Egyptian mediators are also proposing that Jordan is allowed to assume a more effective custody of the Al Aqsa Mosque and other holy Muslim sites in Jerusalem.

Jordan is the formal custodian of Al Aqsa but its influence has gradually waned as Israel became increasingly more assertive in Jerusalem, which is also home to holy Christian and Jewish sites.

Israel captured East Jerusalem from Jordan in the 1967 Mideast war and later annexed it, despite Palestinians demanding East Jerusalem as the capital of their future state. The two sides have not sat at the negotiating table for years.

The Egytion sources said Israel is reluctant to make any concessions on Jerusalem, fearing a violent backlash from religious or extremist right-wing parties in Israel.

It also did not want to allow Hamas to boast of a victory or to be seen to be rewarded for firing rockets into Israeli cities.

"Israel is in a bind this time around," one of the sources said, alluding to the fact that Hamas has targeted both Tel Aviv and Jerusalem in the current bout of fighting – targets further from Gaza and less often hit.

The fighting has led foreign airlines to cancel flights to Israel and hit the country's economy.

It is the deadliest violence between Israel and Hamas since 2014 – the last time the two sides fought a major war.

At least 212 Palestinians have been killed in Gaza, including 61 children and 36 women.

About 1,400 have been wounded.

About ten people have died in Israel, including eight from rocket attacks.
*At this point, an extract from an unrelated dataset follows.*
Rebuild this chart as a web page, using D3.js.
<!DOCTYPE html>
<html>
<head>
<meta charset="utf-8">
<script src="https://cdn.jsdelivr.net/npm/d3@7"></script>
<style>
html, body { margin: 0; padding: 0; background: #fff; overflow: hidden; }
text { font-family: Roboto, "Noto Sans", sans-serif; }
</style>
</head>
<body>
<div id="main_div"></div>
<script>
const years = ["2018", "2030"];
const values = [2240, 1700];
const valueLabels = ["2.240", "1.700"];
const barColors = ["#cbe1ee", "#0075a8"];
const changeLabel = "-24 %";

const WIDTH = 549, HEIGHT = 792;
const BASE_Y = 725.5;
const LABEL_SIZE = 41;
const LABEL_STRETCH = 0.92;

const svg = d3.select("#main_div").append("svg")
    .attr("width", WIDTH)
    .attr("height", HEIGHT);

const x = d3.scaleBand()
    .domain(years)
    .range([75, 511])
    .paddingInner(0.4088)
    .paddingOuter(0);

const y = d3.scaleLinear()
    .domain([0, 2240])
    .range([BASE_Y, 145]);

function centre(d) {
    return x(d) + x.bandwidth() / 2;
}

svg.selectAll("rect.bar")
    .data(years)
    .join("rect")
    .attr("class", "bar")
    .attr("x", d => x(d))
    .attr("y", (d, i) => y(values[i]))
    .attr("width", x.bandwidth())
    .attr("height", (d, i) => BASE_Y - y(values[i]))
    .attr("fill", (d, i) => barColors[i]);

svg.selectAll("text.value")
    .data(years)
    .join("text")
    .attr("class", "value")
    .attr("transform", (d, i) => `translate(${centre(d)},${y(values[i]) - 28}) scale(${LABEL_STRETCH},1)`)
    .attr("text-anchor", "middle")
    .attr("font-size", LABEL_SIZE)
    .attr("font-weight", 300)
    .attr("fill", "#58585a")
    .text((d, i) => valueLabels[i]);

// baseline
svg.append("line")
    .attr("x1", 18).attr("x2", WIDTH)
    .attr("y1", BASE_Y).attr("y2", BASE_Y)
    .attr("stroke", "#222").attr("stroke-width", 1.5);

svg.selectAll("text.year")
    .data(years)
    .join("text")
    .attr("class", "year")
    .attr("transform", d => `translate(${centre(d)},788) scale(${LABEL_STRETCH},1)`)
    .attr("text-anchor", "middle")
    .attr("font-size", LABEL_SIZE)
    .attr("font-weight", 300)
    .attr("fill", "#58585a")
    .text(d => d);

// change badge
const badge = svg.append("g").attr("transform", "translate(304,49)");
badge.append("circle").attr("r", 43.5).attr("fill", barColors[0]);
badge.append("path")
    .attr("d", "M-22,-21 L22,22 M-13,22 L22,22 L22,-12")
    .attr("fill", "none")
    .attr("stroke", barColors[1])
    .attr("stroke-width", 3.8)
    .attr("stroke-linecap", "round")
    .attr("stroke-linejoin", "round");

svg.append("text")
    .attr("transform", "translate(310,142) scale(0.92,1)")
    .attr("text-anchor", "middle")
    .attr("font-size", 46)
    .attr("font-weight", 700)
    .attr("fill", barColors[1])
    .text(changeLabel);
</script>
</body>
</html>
The toll includes two children and a soldier.

The sources said Egyptian mediators – drawn from the country’s security agencies – wanted Hamas to stop firing rockets into Israel and for the latter to call off its bombardment of Gaza.
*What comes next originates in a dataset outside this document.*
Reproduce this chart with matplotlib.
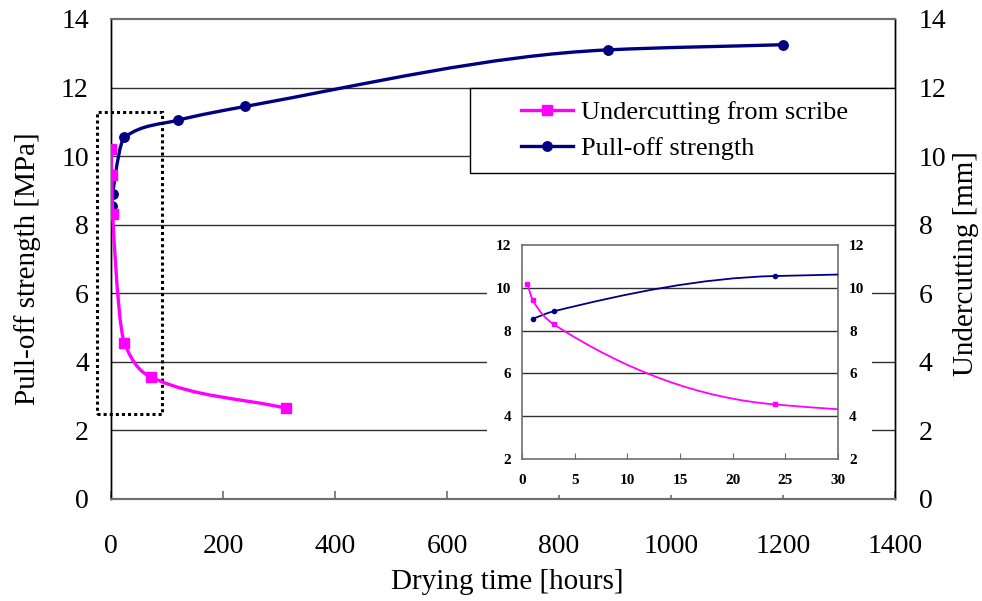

Egypt, which shares borders with both Gaza and Israel, has for years mediated between the two sides at times of tension or open hostilities.

It has also mediated in the past between Fatah, the dominant faction in the Ramallah-based Palestinian Authority, and Hamas, which drove the former out of Gaza in a brief civil war in 2007.

But Israel, according to the sources, remains determined to maintain the bombardment to disable as much of Hamas' military apparatus as possible before it agrees to any ceasefire.

Egypt’s relations with both sides

Egypt opens Rafah crossing early for Gaza travellers

Egypt opens Rafah crossing early for Gaza travellers

Egypt’s own relations with Hamas have frequently been stormy, with both showing deep distrust of the other.

The militant group is effectively the Palestinian chapter of the Muslim Brotherhood, the Islamic group declared a terrorist organisation by Egypt.

In 2013, Egypt's military, led by Mr El Sisi at the time, removed from office a president who belonged to the group amid mass protests against his divisive, one-year rule.

Since then, Egypt has destroyed an elaborate, Hamas-supervised network of tunnels under its border with Gaza that had been used for years to smuggle a wide range of goods into the impoverished enclave on the Mediterranean.

In the past, Egypt has also accused Hamas of aiding militants fighting security forces in the northern part of the Egyptian Sinai Peninsula.

On the other hand, Egypt in 1979 became the first Arab nation to sign a peace treaty with Israel.

Relations between the former foes have since been dubbed a “cold peace,” although security co-operation between them have consistently been close, primarily to contain Islamist militancy in northern Sinai and to stop human trafficking into Israel.

Egyptians express support for Palestinians

The mediation comes as Egyptians sympathise with Palestinians on social media and on TV.

A tiny minority of Egyptians expressing opinions online appear to be either taking a neutral stand on the conflict or blaming Hamas for the Israeli bombardment of Gaza.

Egypt on Sunday opened the Rafah crossing between the Sinai Peninsula and the Gaza Strip a day earlier than scheduled to urgently transport the wounded from the strip for treatment in Egypt.

The crossing had been closed since Wednesday for the Eid Al Fitr holidays at the end of Ramadan although Egyptian ambulances still crossed into Gaza to bring critically wounded Palestinians for treatment.